- Instructions to follow -
Transcribe each entry below exactly. Pictures do not go in the copy.

- Plotting code records -
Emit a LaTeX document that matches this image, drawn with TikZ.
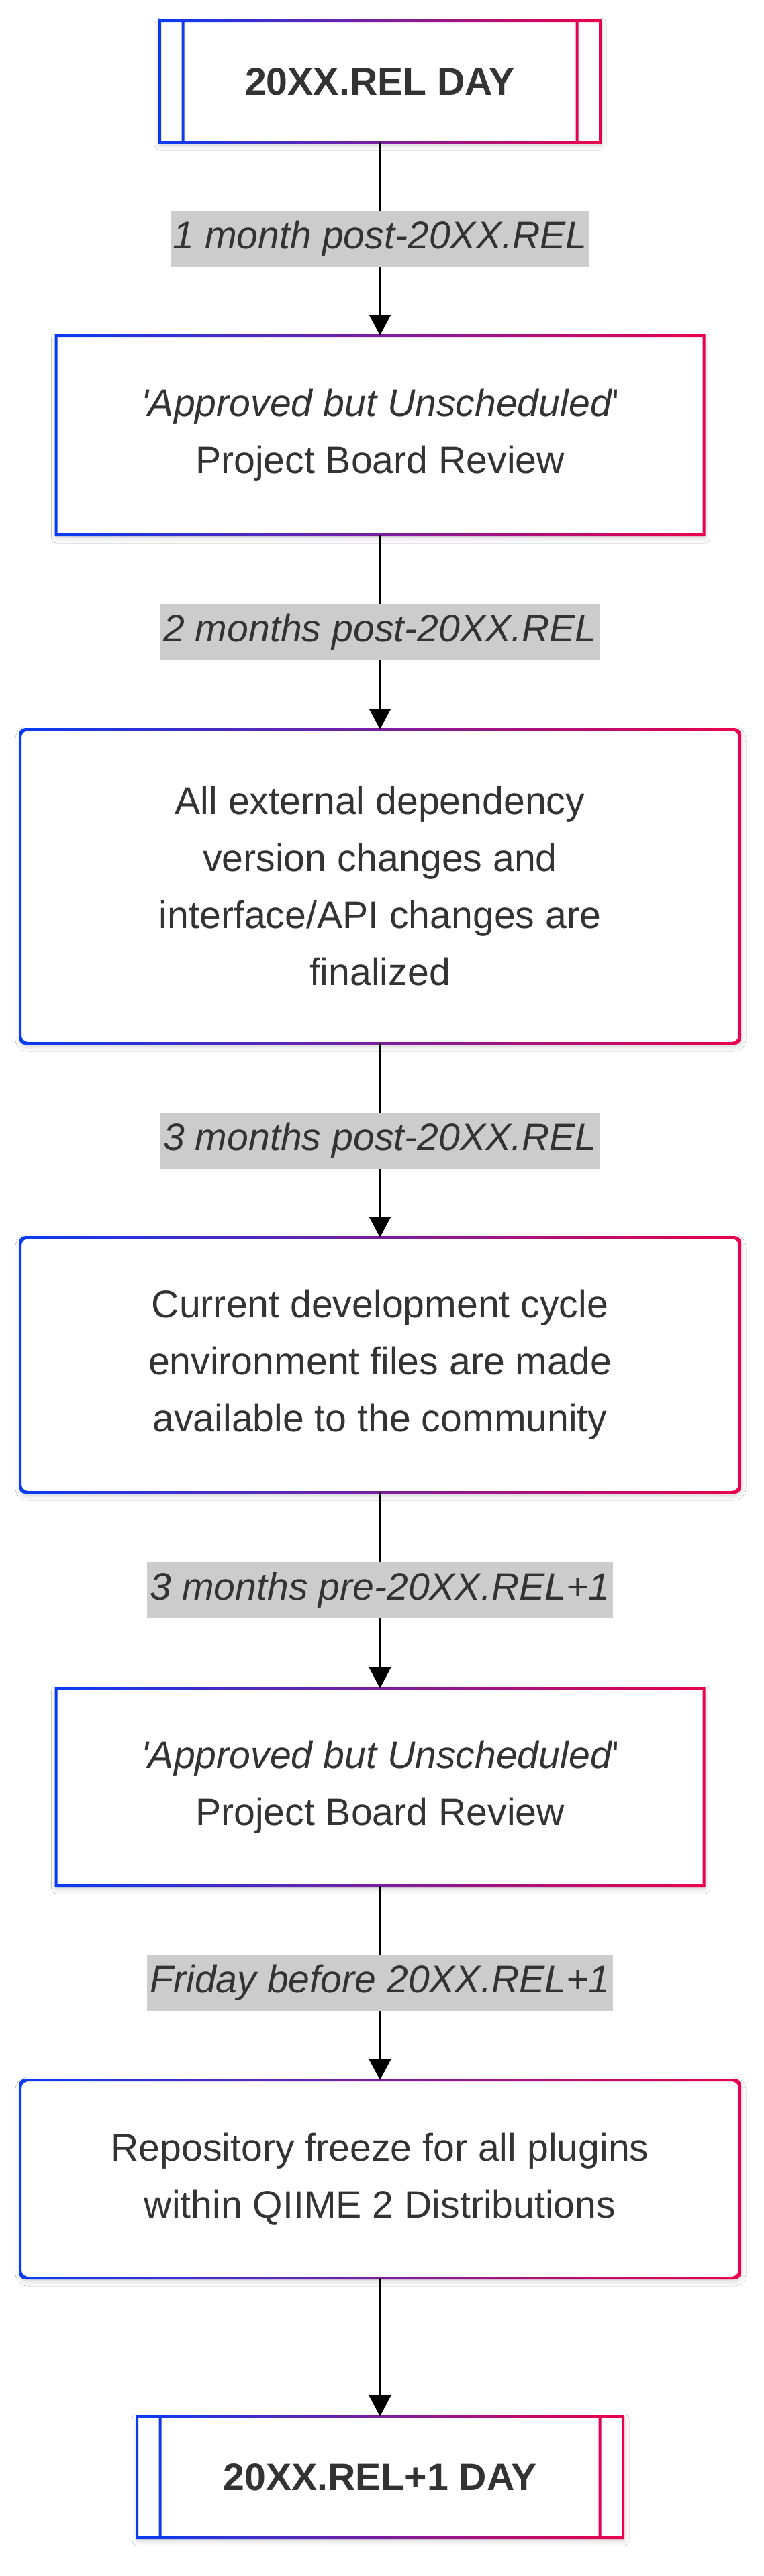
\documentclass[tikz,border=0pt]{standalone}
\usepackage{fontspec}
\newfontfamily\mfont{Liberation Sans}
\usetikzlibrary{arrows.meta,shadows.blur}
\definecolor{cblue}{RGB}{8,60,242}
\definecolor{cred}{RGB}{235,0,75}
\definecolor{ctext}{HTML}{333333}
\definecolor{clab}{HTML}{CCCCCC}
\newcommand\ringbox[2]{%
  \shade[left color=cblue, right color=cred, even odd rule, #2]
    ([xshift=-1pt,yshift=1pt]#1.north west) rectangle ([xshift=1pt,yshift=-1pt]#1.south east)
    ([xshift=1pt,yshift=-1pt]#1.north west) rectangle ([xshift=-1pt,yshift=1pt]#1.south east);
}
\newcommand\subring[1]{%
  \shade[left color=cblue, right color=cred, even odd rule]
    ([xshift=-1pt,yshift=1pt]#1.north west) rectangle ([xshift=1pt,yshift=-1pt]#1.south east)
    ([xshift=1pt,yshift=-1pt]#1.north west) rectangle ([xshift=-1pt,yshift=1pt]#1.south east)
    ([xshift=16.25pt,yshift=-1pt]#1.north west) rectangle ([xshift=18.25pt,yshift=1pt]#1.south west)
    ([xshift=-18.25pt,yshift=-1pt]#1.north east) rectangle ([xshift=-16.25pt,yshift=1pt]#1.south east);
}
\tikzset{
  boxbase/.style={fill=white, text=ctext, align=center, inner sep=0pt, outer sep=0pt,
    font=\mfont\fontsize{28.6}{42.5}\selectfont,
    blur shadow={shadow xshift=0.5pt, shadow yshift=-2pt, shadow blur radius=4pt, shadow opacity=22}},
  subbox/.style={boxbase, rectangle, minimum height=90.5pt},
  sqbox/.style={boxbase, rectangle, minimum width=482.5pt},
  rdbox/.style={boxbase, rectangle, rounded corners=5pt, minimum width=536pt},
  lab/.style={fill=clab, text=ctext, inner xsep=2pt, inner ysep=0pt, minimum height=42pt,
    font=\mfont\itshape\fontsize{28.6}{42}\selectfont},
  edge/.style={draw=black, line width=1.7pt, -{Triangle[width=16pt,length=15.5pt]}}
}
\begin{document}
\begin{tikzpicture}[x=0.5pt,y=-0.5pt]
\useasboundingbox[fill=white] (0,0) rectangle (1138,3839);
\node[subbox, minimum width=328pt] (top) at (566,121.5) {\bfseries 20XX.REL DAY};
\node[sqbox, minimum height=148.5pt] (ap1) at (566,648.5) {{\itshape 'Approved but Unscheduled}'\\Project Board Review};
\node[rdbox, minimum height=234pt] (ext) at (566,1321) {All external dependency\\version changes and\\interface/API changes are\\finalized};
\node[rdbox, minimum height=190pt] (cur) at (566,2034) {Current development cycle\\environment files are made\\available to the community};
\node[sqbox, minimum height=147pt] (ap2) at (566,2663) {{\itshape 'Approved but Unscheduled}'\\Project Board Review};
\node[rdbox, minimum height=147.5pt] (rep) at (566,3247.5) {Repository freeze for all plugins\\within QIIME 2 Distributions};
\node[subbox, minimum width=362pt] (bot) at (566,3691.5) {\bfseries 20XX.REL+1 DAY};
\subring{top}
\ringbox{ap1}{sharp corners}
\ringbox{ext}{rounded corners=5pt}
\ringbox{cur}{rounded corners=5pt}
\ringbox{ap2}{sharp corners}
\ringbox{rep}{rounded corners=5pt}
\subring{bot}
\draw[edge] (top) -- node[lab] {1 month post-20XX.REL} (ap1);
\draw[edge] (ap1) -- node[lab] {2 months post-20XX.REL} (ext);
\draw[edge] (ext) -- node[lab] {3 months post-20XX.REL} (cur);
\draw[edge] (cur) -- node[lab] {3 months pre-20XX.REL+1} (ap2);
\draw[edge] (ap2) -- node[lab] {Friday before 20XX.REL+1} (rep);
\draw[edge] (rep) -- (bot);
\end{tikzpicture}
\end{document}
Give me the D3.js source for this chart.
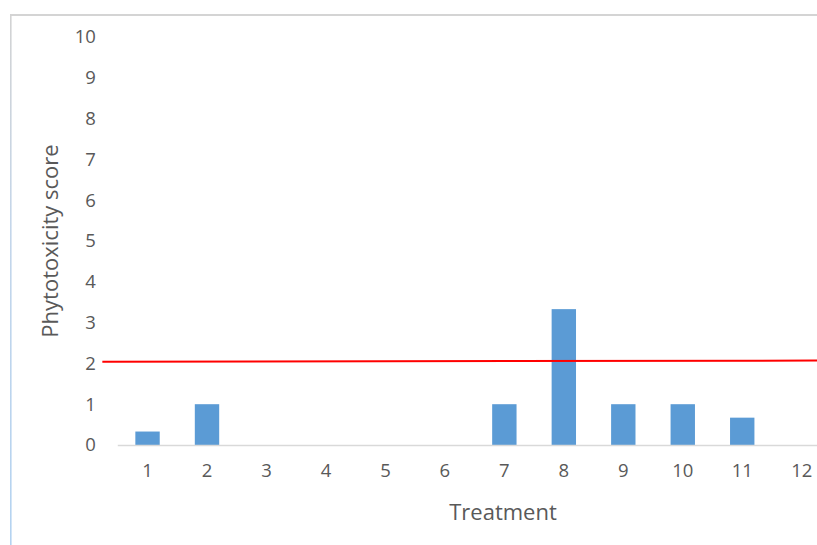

- Output of the exercise -
Emit a LaTeX document that matches this image, drawn with TikZ.
\documentclass[tikz,border=0pt]{standalone}
\usepackage{fontspec}
\newfontfamily\mfont{Liberation Sans}
\usetikzlibrary{arrows.meta,shadows.blur}
\definecolor{cblue}{RGB}{8,60,242}
\definecolor{cred}{RGB}{235,0,75}
\definecolor{ctext}{HTML}{333333}
\definecolor{clab}{HTML}{CCCCCC}
\newcommand\ringbox[2]{%
  \shade[left color=cblue, right color=cred, even odd rule, #2]
    ([xshift=-1pt,yshift=1pt]#1.north west) rectangle ([xshift=1pt,yshift=-1pt]#1.south east)
    ([xshift=1pt,yshift=-1pt]#1.north west) rectangle ([xshift=-1pt,yshift=1pt]#1.south east);
}
\newcommand\subring[1]{%
  \shade[left color=cblue, right color=cred, even odd rule]
    ([xshift=-1pt,yshift=1pt]#1.north west) rectangle ([xshift=1pt,yshift=-1pt]#1.south east)
    ([xshift=1pt,yshift=-1pt]#1.north west) rectangle ([xshift=-1pt,yshift=1pt]#1.south east)
    ([xshift=16.25pt,yshift=-1pt]#1.north west) rectangle ([xshift=18.25pt,yshift=1pt]#1.south west)
    ([xshift=-18.25pt,yshift=-1pt]#1.north east) rectangle ([xshift=-16.25pt,yshift=1pt]#1.south east);
}
\tikzset{
  boxbase/.style={fill=white, text=ctext, align=center, inner sep=0pt, outer sep=0pt,
    font=\mfont\fontsize{28.6}{42.5}\selectfont,
    blur shadow={shadow xshift=0.5pt, shadow yshift=-2pt, shadow blur radius=4pt, shadow opacity=22}},
  subbox/.style={boxbase, rectangle, minimum height=90.5pt},
  sqbox/.style={boxbase, rectangle, minimum width=482.5pt},
  rdbox/.style={boxbase, rectangle, rounded corners=5pt, minimum width=536pt},
  lab/.style={fill=clab, text=ctext, inner xsep=2pt, inner ysep=0pt, minimum height=42pt,
    font=\mfont\itshape\fontsize{28.6}{42}\selectfont},
  edge/.style={draw=black, line width=1.7pt, -{Triangle[width=16pt,length=15.5pt]}}
}
\begin{document}
\begin{tikzpicture}[x=0.5pt,y=-0.5pt]
\useasboundingbox[fill=white] (0,0) rectangle (1138,3839);
\node[subbox, minimum width=328pt] (top) at (566,121.5) {\bfseries 20XX.REL DAY};
\node[sqbox, minimum height=148.5pt] (ap1) at (566,648.5) {{\itshape 'Approved but Unscheduled}'\\Project Board Review};
\node[rdbox, minimum height=234pt] (ext) at (566,1321) {All external dependency\\version changes and\\interface/API changes are\\finalized};
\node[rdbox, minimum height=190pt] (cur) at (566,2034) {Current development cycle\\environment files are made\\available to the community};
\node[sqbox, minimum height=147pt] (ap2) at (566,2663) {{\itshape 'Approved but Unscheduled}'\\Project Board Review};
\node[rdbox, minimum height=147.5pt] (rep) at (566,3247.5) {Repository freeze for all plugins\\within QIIME 2 Distributions};
\node[subbox, minimum width=362pt] (bot) at (566,3691.5) {\bfseries 20XX.REL+1 DAY};
\subring{top}
\ringbox{ap1}{sharp corners}
\ringbox{ext}{rounded corners=5pt}
\ringbox{cur}{rounded corners=5pt}
\ringbox{ap2}{sharp corners}
\ringbox{rep}{rounded corners=5pt}
\subring{bot}
\draw[edge] (top) -- node[lab] {1 month post-20XX.REL} (ap1);
\draw[edge] (ap1) -- node[lab] {2 months post-20XX.REL} (ext);
\draw[edge] (ext) -- node[lab] {3 months post-20XX.REL} (cur);
\draw[edge] (cur) -- node[lab] {3 months pre-20XX.REL+1} (ap2);
\draw[edge] (ap2) -- node[lab] {Friday before 20XX.REL+1} (rep);
\draw[edge] (rep) -- (bot);
\end{tikzpicture}
\end{document}
Give me the D3.js source for this chart.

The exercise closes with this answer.